In the legaltech world, we expect continued consolidation and aggregation in 2019 and beyond. There are massive acquisitions taking place in legaltech, as seen with the legal directory site Avvo being acquired by Internet Brands, which owns other legal sites like Nolo, Martindale-Hubbell, and Total Attorneys. The eDiscovery company Omnivere, which was formed through the merger of multiple other e-discovery companies, was also recently acquired by the legal service provider company Driven, Inc. And another eDiscovery company HaystackID acquired the data management provider eTERA Consulting.
As legaltech giants continue to grow and dominate the legal services landscape, machine learning and automation will help attorneys locate and service more clients. Just as massive eDiscovery companies are helping large firms expedite their discovery process, other forms of legaltech can help solo practitioners and small-firm lawyers locate and service more clients. Notably, machine learning technology can help lawyers locate untapped needs in the legal market through classification of case types, party identification, and mass advertising to client niches.
No matter the particular industry or vertical, the key to improving access to and the quality of legal services is automation: That is, automating ongoing, rote tasks like data entry, locating clients, and legal marketing to free up more time to focus on client work. This increased volume of cases, in turn, will allow lawyers to lower their fees, thus attracting even more clients and further closing the access to justice gap.
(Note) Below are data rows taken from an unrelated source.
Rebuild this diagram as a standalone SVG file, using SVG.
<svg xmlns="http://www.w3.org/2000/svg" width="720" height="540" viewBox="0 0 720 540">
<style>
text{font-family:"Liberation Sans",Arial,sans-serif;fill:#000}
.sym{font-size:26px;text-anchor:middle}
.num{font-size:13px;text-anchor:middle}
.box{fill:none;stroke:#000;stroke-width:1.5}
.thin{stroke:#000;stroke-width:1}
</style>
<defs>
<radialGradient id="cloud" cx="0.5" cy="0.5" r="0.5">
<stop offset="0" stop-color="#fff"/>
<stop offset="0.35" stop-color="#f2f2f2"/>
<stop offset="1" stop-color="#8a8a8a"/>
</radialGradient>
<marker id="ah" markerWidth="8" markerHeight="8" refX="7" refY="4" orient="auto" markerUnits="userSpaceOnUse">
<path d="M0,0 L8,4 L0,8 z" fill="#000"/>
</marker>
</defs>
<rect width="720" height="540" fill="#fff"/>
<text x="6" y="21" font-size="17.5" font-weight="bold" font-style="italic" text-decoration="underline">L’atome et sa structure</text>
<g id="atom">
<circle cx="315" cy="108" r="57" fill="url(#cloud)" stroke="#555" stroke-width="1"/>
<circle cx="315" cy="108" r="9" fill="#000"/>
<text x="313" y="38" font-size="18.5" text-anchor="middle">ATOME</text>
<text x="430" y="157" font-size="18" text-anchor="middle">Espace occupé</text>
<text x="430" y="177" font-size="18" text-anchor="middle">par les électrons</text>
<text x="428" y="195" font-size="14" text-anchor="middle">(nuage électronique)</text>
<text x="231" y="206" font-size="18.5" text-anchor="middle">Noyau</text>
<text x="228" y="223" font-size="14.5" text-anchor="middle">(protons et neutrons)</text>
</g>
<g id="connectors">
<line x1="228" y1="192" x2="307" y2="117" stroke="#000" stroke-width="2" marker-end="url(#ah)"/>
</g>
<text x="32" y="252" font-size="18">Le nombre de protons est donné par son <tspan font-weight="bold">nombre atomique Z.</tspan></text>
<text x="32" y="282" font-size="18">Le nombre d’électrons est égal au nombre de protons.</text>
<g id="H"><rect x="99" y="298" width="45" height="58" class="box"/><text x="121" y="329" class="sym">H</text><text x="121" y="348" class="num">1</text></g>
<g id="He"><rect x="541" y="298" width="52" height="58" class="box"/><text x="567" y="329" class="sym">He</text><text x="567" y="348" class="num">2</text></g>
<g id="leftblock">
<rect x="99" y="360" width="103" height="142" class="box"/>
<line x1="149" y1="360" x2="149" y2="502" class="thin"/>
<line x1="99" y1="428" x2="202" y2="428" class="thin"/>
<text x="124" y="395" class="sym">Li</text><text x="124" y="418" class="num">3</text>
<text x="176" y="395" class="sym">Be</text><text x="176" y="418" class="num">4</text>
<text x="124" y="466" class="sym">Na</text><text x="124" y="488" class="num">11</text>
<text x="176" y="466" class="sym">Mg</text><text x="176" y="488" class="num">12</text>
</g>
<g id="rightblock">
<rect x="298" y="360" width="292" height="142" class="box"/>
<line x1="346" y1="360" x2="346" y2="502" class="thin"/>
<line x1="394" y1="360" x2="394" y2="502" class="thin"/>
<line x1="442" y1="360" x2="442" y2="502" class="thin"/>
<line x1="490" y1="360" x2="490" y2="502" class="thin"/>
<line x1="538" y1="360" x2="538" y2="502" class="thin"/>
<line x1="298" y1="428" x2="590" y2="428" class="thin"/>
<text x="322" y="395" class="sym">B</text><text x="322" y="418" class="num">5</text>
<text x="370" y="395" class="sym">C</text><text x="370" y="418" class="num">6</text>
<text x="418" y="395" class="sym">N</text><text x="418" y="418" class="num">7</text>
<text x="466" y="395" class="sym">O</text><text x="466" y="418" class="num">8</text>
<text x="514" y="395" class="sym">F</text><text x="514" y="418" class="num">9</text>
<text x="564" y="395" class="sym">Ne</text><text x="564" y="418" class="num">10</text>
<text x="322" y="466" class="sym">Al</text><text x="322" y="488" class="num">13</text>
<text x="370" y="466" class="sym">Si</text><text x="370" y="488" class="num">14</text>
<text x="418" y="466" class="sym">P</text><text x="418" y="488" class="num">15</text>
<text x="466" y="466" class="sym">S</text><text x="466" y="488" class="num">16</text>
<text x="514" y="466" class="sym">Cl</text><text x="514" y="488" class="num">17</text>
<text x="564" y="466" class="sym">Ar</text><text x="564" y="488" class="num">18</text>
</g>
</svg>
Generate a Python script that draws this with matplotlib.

Driving Down the Cost of Legal Services in 2019
At UniCourt, we are proud to be an innovative leader in leveraging legaltech to improve access to justice. In 2019, we predict that legaltech and legal data will continue to bridge the access to justice gap, drive down the costs of legal services, connect lawyers with untapped need in the market, and serve consumers of legal services more expeditiously, effectively, and affordably. We will be closely studying the legal tech landscape throughout 2019 and look forward to being a part of making legaltech and legal data more useful to lawyers and helpful to consumers.